== Provided data ==

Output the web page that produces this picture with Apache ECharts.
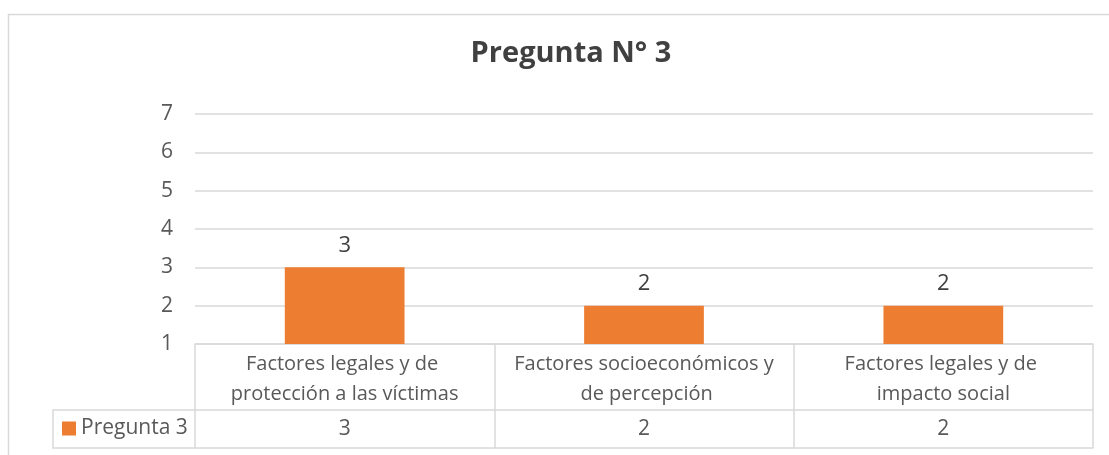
<!DOCTYPE html>
<html>
<head>
<meta charset="utf-8">
<style>
  html, body { margin: 0; padding: 0; background: #fff; }
  #main { width: 1109px; height: 455px; }
</style>
<script src="https://cdn.jsdelivr.net/npm/echarts@6/dist/echarts.min.js"></script>
</head>
<body>
<div id="main"></div>
<script>
// datos del gráfico
var categorias = [
  'Factores legales y de protección a las víctimas',
  'Factores socioeconómicos y de percepción',
  'Factores legales y de impacto social'
];
var valores = [3, 2, 2];
var serieNombre = 'Pregunta 3';
var titulo = 'Pregunta N° 3';
var ejeMin = 1;
var ejeMax = 7;
var ejePaso = 1;

var fuente = '"Open Sans", "DejaVu Sans", sans-serif';
var gris = '#D9D9D9';
var texto = '#595959';

// medidas de la tabla de datos
var gridLeft = 195, gridRight = 16, gridTop = 114, gridBottom = 111;
var filaCat = 66, filaVal = 38, celdaLeyenda = 53;

var chart = echarts.init(document.getElementById('main'));
var yEje = 455 - gridBottom;

var option = {
  backgroundColor: '#fff',
  animation: false,
  title: {
    text: titulo,
    left: 566,
    top: 34,
    textAlign: 'center',
    textStyle: { fontFamily: fuente, fontSize: 29, fontWeight: 'bold', color: '#404040' }
  },
  legend: {
    data: [serieNombre],
    left: 62,
    top: yEje + filaCat + 8,
    icon: 'rect',
    itemWidth: 14,
    itemHeight: 14,
    itemGap: 5,
    textStyle: { fontFamily: fuente, fontSize: 21, color: texto },
    padding: 0
  },
  grid: { left: gridLeft, right: gridRight, top: gridTop, bottom: gridBottom },
  xAxis: [
    {
      type: 'category',
      data: categorias,
      axisLine: { lineStyle: { color: gris, width: 1.5 } },
      axisTick: { show: true, length: filaCat + filaVal, lineStyle: { color: gris, width: 1.5 } },
      axisLabel: {
        interval: 0,
        margin: 5,
        fontFamily: fuente, fontSize: 20, color: texto,
        lineHeight: 30, width: 272, overflow: 'break', align: 'center'
      }
    },
    {
      type: 'category',
      data: categorias,
      position: 'bottom',
      offset: filaCat,
      axisLine: { lineStyle: { color: gris, width: 1.5 } },
      axisTick: { show: false },
      axisLabel: {
        interval: 0,
        margin: 0,
        lineHeight: filaVal,
        fontFamily: fuente, fontSize: 21, color: texto,
        formatter: function (v, i) { return String(valores[i]); }
      }
    },
    {
      type: 'category',
      data: categorias,
      position: 'bottom',
      offset: filaCat + filaVal,
      axisLine: { lineStyle: { color: gris, width: 1.5 } },
      axisTick: { show: false },
      axisLabel: { show: false }
    }
  ],
  yAxis: {
    type: 'value',
    min: ejeMin,
    max: ejeMax,
    interval: ejePaso,
    axisLine: { show: false },
    axisTick: { show: false },
    axisLabel: { margin: 22, fontFamily: fuente, fontSize: 21, color: texto },
    splitLine: { lineStyle: { color: gris, width: 1.5 } }
  },
  series: [{
    name: serieNombre,
    type: 'bar',
    data: valores,
    barWidth: '40%',
    itemStyle: { color: '#ED7D31' },
    label: {
      show: true,
      position: 'top',
      distance: 11,
      fontFamily: fuente, fontSize: 22, color: '#404040'
    }
  }],
  graphic: [
    {
      type: 'rect',
      shape: { x: 8.5, y: 14.5, width: 1200, height: 600 },
      style: { fill: null, stroke: gris, lineWidth: 1.5 },
      silent: true
    },
    {
      type: 'polyline',
      shape: {
        points: [
          [gridLeft, yEje + filaCat],
          [celdaLeyenda, yEje + filaCat],
          [celdaLeyenda, yEje + filaCat + filaVal],
          [gridLeft, yEje + filaCat + filaVal]
        ]
      },
      style: { fill: null, stroke: gris, lineWidth: 1.5 },
      silent: true
    }
  ]
};

chart.setOption(option);
</script>
</body>
</html>
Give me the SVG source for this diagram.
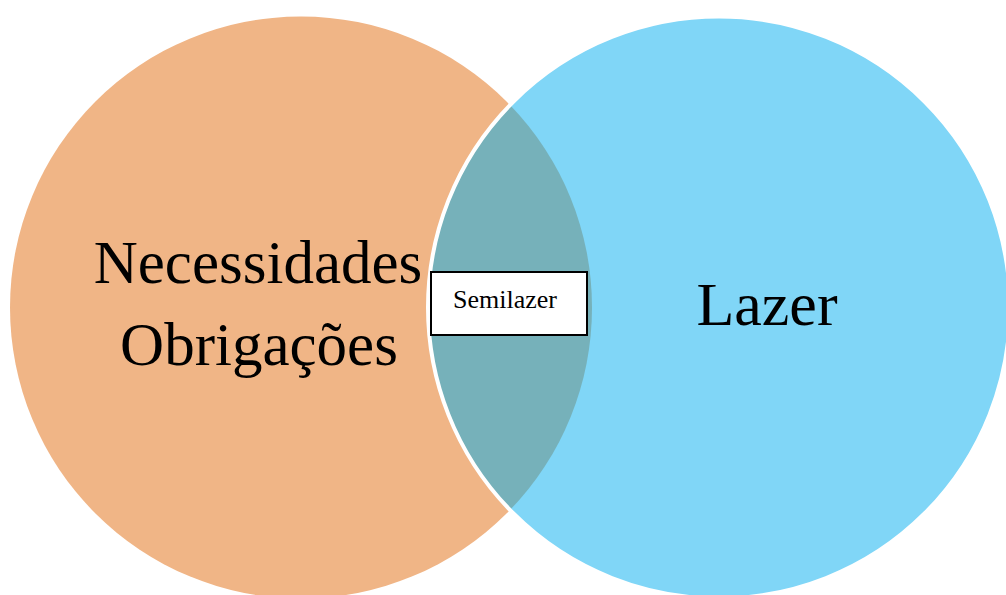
<svg xmlns="http://www.w3.org/2000/svg" width="1006" height="595" viewBox="0 0 1006 595">
  <style>
    .label { font-family: "Liberation Serif", "Times New Roman", serif; fill: #000; text-anchor: middle; }
    .big { font-size: 61px; }
    .lz { font-size: 62px; }
    .small { font-size: 26px; }
  </style>
  <rect width="1006" height="595" fill="#ffffff"/>
  <g id="necessidades">
    <circle cx="301" cy="307.5" r="291" fill="#F0B586"/>
  </g>
  <g id="lazer">
    <circle cx="719" cy="307.5" r="291" fill="#80D6F7"/>
  </g>
  <g id="intersecao">
    <path d="M510,105 A291,291 0 0 1 510,510 A291,291 0 0 1 510,105 Z" fill="#76B1BA"/>
    <circle cx="719" cy="307.5" r="291" fill="none" stroke="#ffffff" stroke-width="4"/>
  </g>
  <g id="labels-circles">
    <text class="label big" x="258" y="283">Necessidades</text>
    <text class="label big" x="259" y="365">Obrigações</text>
    <text class="label lz" x="767" y="325">Lazer</text>
  </g>
  <g id="semilazer">
    <rect x="431" y="272" width="156" height="63" fill="#ffffff" stroke="#000000" stroke-width="2"/>
    <text class="label small" x="505" y="308">Semilazer</text>
  </g>
  <g id="connectors"></g>
</svg>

===

Copy exactly the lines from the first line of the records above through the line with "var yEje = 455 - gridBottom;", both included, and nothing else. Pictures stay out.

Output the web page that produces this picture with Apache ECharts.
<!DOCTYPE html>
<html>
<head>
<meta charset="utf-8">
<style>
  html, body { margin: 0; padding: 0; background: #fff; }
  #main { width: 1109px; height: 455px; }
</style>
<script src="https://cdn.jsdelivr.net/npm/echarts@6/dist/echarts.min.js"></script>
</head>
<body>
<div id="main"></div>
<script>
// datos del gráfico
var categorias = [
  'Factores legales y de protección a las víctimas',
  'Factores socioeconómicos y de percepción',
  'Factores legales y de impacto social'
];
var valores = [3, 2, 2];
var serieNombre = 'Pregunta 3';
var titulo = 'Pregunta N° 3';
var ejeMin = 1;
var ejeMax = 7;
var ejePaso = 1;

var fuente = '"Open Sans", "DejaVu Sans", sans-serif';
var gris = '#D9D9D9';
var texto = '#595959';

// medidas de la tabla de datos
var gridLeft = 195, gridRight = 16, gridTop = 114, gridBottom = 111;
var filaCat = 66, filaVal = 38, celdaLeyenda = 53;

var chart = echarts.init(document.getElementById('main'));
var yEje = 455 - gridBottom;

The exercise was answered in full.